Investment returns accounted for much of the deficit closure, while the Peter’s Pence collection contributed €66 million to expenses but only brought in €53 million.

The Prefect of the Secretariat for the Economy, Fr. Juan A. Guerrero Alves SJ, explained in an interview published the same day to the official Vatican News portal, that the Peter’s Pence fund covered 32% of the expenses for the Holy See’s mission in 2019. “[The] Peter Pence’s collection amounted to €53 million,” he said, “of which €10 million were donated for specific purposes,” which can include support for papal charitable activities.

Last year, the Wall Street Journal reported that as little as 10% of Peter’s Pence money was going to directly to charity.

“The [Peter’s Pence] fund,” Fr Guerrero said, “collaborated with the Holy Father’s mission by providing €66 million – €23 million more than collected.” The Peter’s Pence fund, in other words, spent significantly more than it took in, and burned through principal to help the Vatican make ends meet. “This has happened in recent years,” Guerrero acknowledged.

The Prefect also spoke of recent financial scandals in the Vatican – some of them involving Peter’s Pence money that comes from an annual worldwide collection broadly billed as a chance for the faithful to contribute to papal charity but frequently used to meet budget shortfalls – saying, “The faithful have the right to know how we use resources in the Holy See. We are not owners; we are stewards of the goods we have received.”

Fr Guerrero also acknowledged that recent reporting has brought to light disturbing details regarding the Vatican’s stewardship practices.

“I read the newspapers,” Fr Guerrero said. “It is possible that, in some cases, the Holy See has been not only badly advised but also cheated.” He said he believes the Holy See is “learning from past mistakes or imprudence,” and that now it is a question “of accelerating, at the decisive and insistent impulse of the Pope, the process of knowledge, internal and external transparency, control, and collaboration between the different departments.”
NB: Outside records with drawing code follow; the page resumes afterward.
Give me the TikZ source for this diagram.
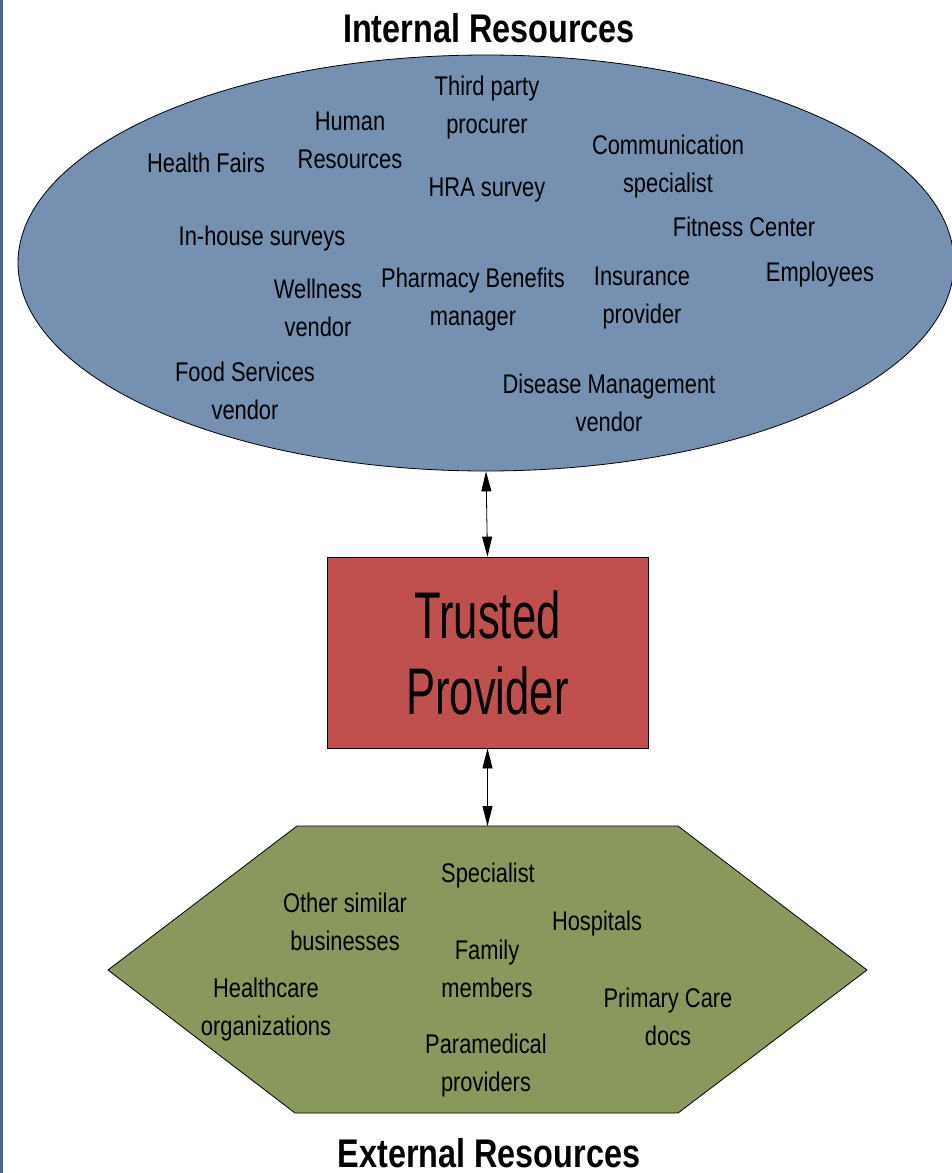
\documentclass[tikz,border=0pt]{standalone}
\usepackage{fontspec}
\setmainfont[FakeStretch=0.81]{Liberation Sans}
\newfontfamily\tpfont[FakeStretch=0.66]{Liberation Sans}
\newfontfamily\titlefont[FakeStretch=0.81]{Liberation Sans}
\usetikzlibrary{shapes.geometric,arrows.meta}
\definecolor{ellblue}{RGB}{118,144,178}
\definecolor{tpred}{RGB}{192,80,77}
\definecolor{hexgreen}{RGB}{137,153,94}
\definecolor{barblue}{RGB}{68,104,155}
\tikzset{
  lbl/.style={inner sep=0pt, align=center, text depth=0pt, font=\fontsize{27}{38}\selectfont},
  ttl/.style={inner sep=0pt, text depth=0pt, font=\titlefont\bfseries\fontsize{40}{44}\selectfont},
  link/.style={line width=0.8pt, {Triangle[length=20pt,width=10pt]}-{Triangle[length=20pt,width=10pt]}},
}
\begin{document}
\begin{tikzpicture}[x=1pt,y=-1pt]
\useasboundingbox (0,0) rectangle (951,1173);
\fill[white] (0,0) rectangle (951,1173);
\fill[barblue] (0,0) rectangle (2.5,1173);
% titles
\node[ttl] (tin) at (489,28) {Internal Resources};
\node[ttl] (tex) at (489,1153) {External Resources};
% internal ellipse
\node[ellipse, draw=black, line width=0.8pt, fill=ellblue, minimum width=936pt, minimum height=416pt, inner sep=0pt] (ell) at (486,263) {};
% trusted provider
\node[draw=black, line width=0.8pt, fill=tpred, minimum width=321pt, minimum height=191pt, inner sep=0pt, align=center, font=\tpfont\fontsize{66}{76}\selectfont] (tp) at (487.5,652.5) {Trusted\\Provider};
% external hexagon
\draw[line width=0.8pt, fill=hexgreen] (297,826) -- (678,826) -- (867,970) -- (678,1113) -- (295,1113) -- (108,970) -- cycle;
\coordinate (hextop) at (487.5,826);
% arrows
\draw[link] (ell.south) -- (tp.north);
\draw[link] (tp.south) -- (hextop);
% internal labels
\node[lbl] (l1) at (487,104.5) {Third party\\procurer};
\node[lbl] (l2) at (350,140) {Human\\Resources};
\node[lbl] (l3) at (206,163) {Health Fairs};
\node[lbl] (l4) at (668,164) {Communication\\specialist};
\node[lbl] (l5) at (487,187) {HRA survey};
\node[lbl] (l6) at (744,227) {Fitness Center};
\node[lbl] (l7) at (262,236) {In-house surveys};
\node[lbl] (l8) at (820,272) {Employees};
\node[lbl] (l9) at (473,297) {Pharmacy Benefits\\manager};
\node[lbl] (l10) at (642,295) {Insurance\\provider};
\node[lbl] (l11) at (318,307.5) {Wellness\\vendor};
\node[lbl] (l12) at (245,390.5) {Food Services\\vendor};
\node[lbl] (l13) at (609,402.5) {Disease Management\\vendor};
% external labels
\node[lbl] (e1) at (488,873) {Specialist};
\node[lbl] (e2) at (345,921.5) {Other similar\\businesses};
\node[lbl] (e3) at (597,921) {Hospitals};
\node[lbl] (e4) at (487,969) {Family\\members};
\node[lbl] (e5) at (266,1006.5) {Healthcare\\organizations};
\node[lbl] (e6) at (668,1017) {Primary Care\\docs};
\node[lbl] (e7) at (486,1063) {Paramedical\\providers};
\end{tikzpicture}
\end{document}
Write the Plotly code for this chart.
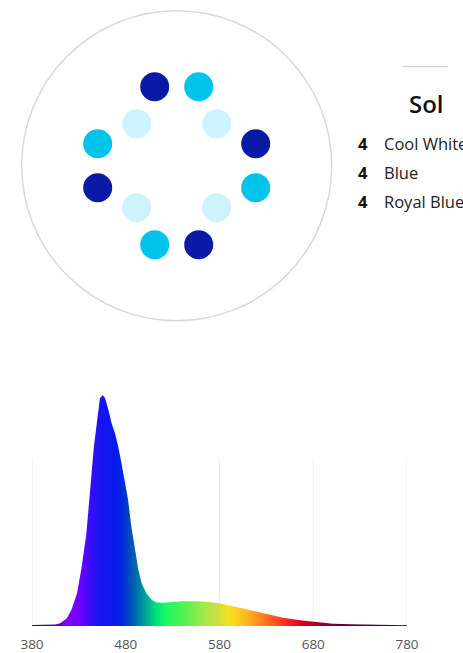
import plotly.graph_objects as go

# ---------------- data ----------------
# LED layout (units relative to fixture centre, y up)
led_x = [-22, 22, -40, 40, -79, 79, -79, 79, -40, 40, -22, 22]
led_y = [79, 79, 42, 42, 22, 22, -22, -22, -42, -42, -79, -79]
led_type = ["Royal Blue", "Blue", "Cool White", "Cool White", "Blue", "Royal Blue",
            "Royal Blue", "Blue", "Cool White", "Cool White", "Blue", "Royal Blue"]

fixture_name = "Sol"
legend_counts = [4, 4, 4]
legend_names = ["Cool White", "Blue", "Royal Blue"]

# spectrum (relative intensity)
wavelength = [380, 390, 400, 405, 410, 417, 422, 428, 433, 438, 442, 446, 450, 452.5,
              455.5, 458, 461.5, 465, 468.5, 472, 475.5, 479, 482.5, 486, 490, 493.5,
              497, 502, 508, 513, 520, 530, 541, 555, 566, 580, 595, 612, 630, 648,
              666, 684, 701, 720, 737, 760, 780]
intensity = [0.004, 0.005, 0.005, 0.006, 0.012, 0.033, 0.069, 0.141, 0.257, 0.40, 0.589,
             0.776, 0.906, 0.986, 1.0, 0.986, 0.935, 0.877, 0.834, 0.776, 0.704, 0.632,
             0.545, 0.43, 0.329, 0.242, 0.185, 0.141, 0.113, 0.102, 0.101, 0.104, 0.107,
             0.107, 0.105, 0.098, 0.084, 0.069, 0.050, 0.036, 0.025, 0.016, 0.010, 0.008,
             0.006, 0.004, 0.003]
tick_values = [380, 480, 580, 680, 780]

# ---------------- styles ----------------
W, H = 463, 653
led_colors = {"Cool White": "#cdf3fc", "Blue": "#00c3ec", "Royal Blue": "#0a1aa6"}

spec_colors = [
    (380, "#2a1060"), (405, "#5000c0"), (418, "#8400ff"), (432, "#6c00ff"),
    (442, "#3a0cf8"), (452, "#1814f2"), (468, "#0a1aee"), (476, "#0028dc"),
    (483, "#0046c0"), (492, "#0070a8"), (502, "#00a898"), (512, "#00e07c"),
    (522, "#18f864"), (545, "#60f050"), (565, "#a8e848"), (578, "#cce040"),
    (590, "#f6e020"), (605, "#ffc020"), (620, "#ff9222"), (638, "#ff5820"),
    (655, "#f81c22"), (670, "#d20024"), (690, "#900030"), (710, "#600030"),
    (780, "#500030"),
]
colorscale = [[(w - 380) / 400, c] for w, c in spec_colors]

fig = go.Figure()

# spectrum
fig.add_trace(go.Scatter(
    x=wavelength, y=intensity, mode="lines", line=dict(width=0, color="#3a1050"),
    fill="tozeroy",
    fillgradient=dict(type="horizontal", colorscale=colorscale, start=380, stop=780),
    xaxis="x", yaxis="y", hoverinfo="skip", showlegend=False,
))

# LEDs
fig.add_trace(go.Scatter(
    x=led_x, y=led_y, mode="markers",
    marker=dict(size=29, color=[led_colors[t] for t in led_type], line=dict(width=0)),
    xaxis="x2", yaxis="y2", hoverinfo="skip", showlegend=False,
))

# spectrum plot area in pixels
sx0, sx1 = 32, 407
sy_base, sy_top = 626, 395
grid_top = 0.727

shapes = []
for tv in tick_values:
    shapes.append(dict(type="line", xref="x", yref="y", x0=tv, x1=tv, y0=0, y1=grid_top,
                       line=dict(color="#ececef", width=1), layer="below"))

# fixture outline
cx_px, cy_px = 176.7, 165.8
R = 155
shapes.append(dict(type="circle", xref="x2", yref="y2", x0=-R, x1=R, y0=-R, y1=R,
                   line=dict(color="#d6d9df", width=1.5), layer="below"))
# short divider above the name
shapes.append(dict(type="line", xref="paper", yref="paper",
                   x0=403 / W, x1=448 / W, y0=1 - 66.5 / H, y1=1 - 66.5 / H,
                   line=dict(color="#d2d6de", width=1.5)))

FONT = "Open Sans"
annotations = [dict(text=fixture_name, x=426 / W, y=1 - 103 / H, xref="paper", yref="paper",
                    showarrow=False, xanchor="center", yanchor="middle",
                    font=dict(family=FONT, size=24, color="#111111", weight=600))]
row_y = [143.5, 172.5, 201.5]
for cnt, name, ry in zip(legend_counts, legend_names, row_y):
    annotations.append(dict(text=f"<b>{cnt}</b>", x=363 / W, y=1 - ry / H, xref="paper",
                            yref="paper", showarrow=False, xanchor="center", yanchor="middle",
                            font=dict(family=FONT, size=16.5, color="#111111")))
    annotations.append(dict(text=name, x=382 / W, y=1 - ry / H, xref="paper",
                            yref="paper", showarrow=False, xanchor="left", yanchor="middle",
                            font=dict(family=FONT, size=16.5, color="#222222")))

fig.update_layout(
    template="none",
    width=W, height=H, margin=dict(l=0, r=0, t=0, b=0, pad=0, autoexpand=False),
    paper_bgcolor="white", plot_bgcolor="rgba(0,0,0,0)", showlegend=False,
    xaxis=dict(domain=[sx0 / W, sx1 / W], range=[380, 780], showgrid=False, zeroline=False,
               showline=False, tickvals=tick_values, ticks="outside", ticklen=6,
               tickcolor="rgba(0,0,0,0)", automargin=False,
               tickfont=dict(family=FONT, size=13.5, color="#555555"), fixedrange=True),
    yaxis=dict(domain=[1 - sy_base / H, 1 - sy_top / H], range=[0, 1.0], visible=False,
               automargin=False, fixedrange=True),
    xaxis2=dict(domain=[0, 1], range=[-cx_px, W - cx_px], visible=False, anchor="y2",
                automargin=False, fixedrange=True),
    yaxis2=dict(domain=[0, 1], range=[cy_px - H, cy_px], visible=False, anchor="x2",
                automargin=False, fixedrange=True),
    shapes=shapes, annotations=annotations,
)

fig.write_html(
    "out.html",
    config={"displayModeBar": False, "responsive": False},
    post_script="document.documentElement.style.margin='0';document.body.style.margin='0';"
                "document.body.style.padding='0';document.body.style.overflow='hidden';",
)
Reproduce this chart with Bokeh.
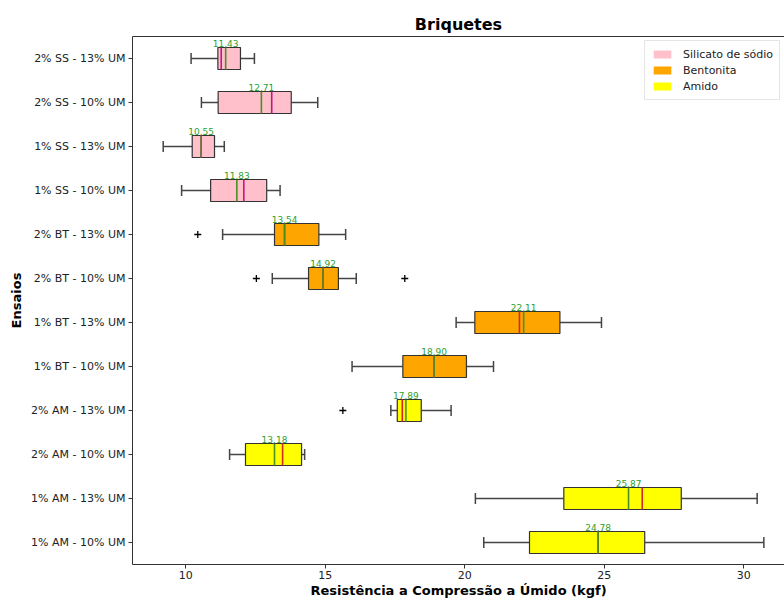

Though he made no specific reference to the affair, a suspicious real-estate development at 60 Sloane Ave in London is one major scandal that saw developments last week, when Cardinal Giovanni Angelo Becciu – the man who shepherded the deal from the Vatican side for years while he was serving as papal chief-of-staff in the Secretariat of State – resigned as Prefect of the Congregation for the Causes of Saints and renounced his Cardinalatial rights.

Cardinal Becciu denies wrongdoing, and told reporters he and Pope Francis didn’t discuss the subject of Sloane Ave didn’t come up in the conversationEarlier this week, the Holy See appointed a special prosecutor, Prof. Gianluca Perone. No reason was given for the appointment, but Perone is an expert in commercial law with a focus on technical aspects of business organisation and investment.

The publication of the budget sheet came the same week as inspectors from the Council of Europe’s money laundering monitor, Moneyval, began an evaluation of financial reform efforts.

The outlook for 2020 and possibly beyond is not rosy, either.

The consolidated budget summary noted: “Normal flow guaranteed by the real estate management which has not been reinvested but rather retained to maintain liquidity as a prudent measure for future potential economic impact of COVID-19.” Internal reports leaked to the press earlier this year, showing that Vatican department heads are bracing for drops in revenue that between 30% and 80% in the year to come, and a resulting deficit between 28% and 175%, depending on how successful emergency cost-controlling measures prove to be.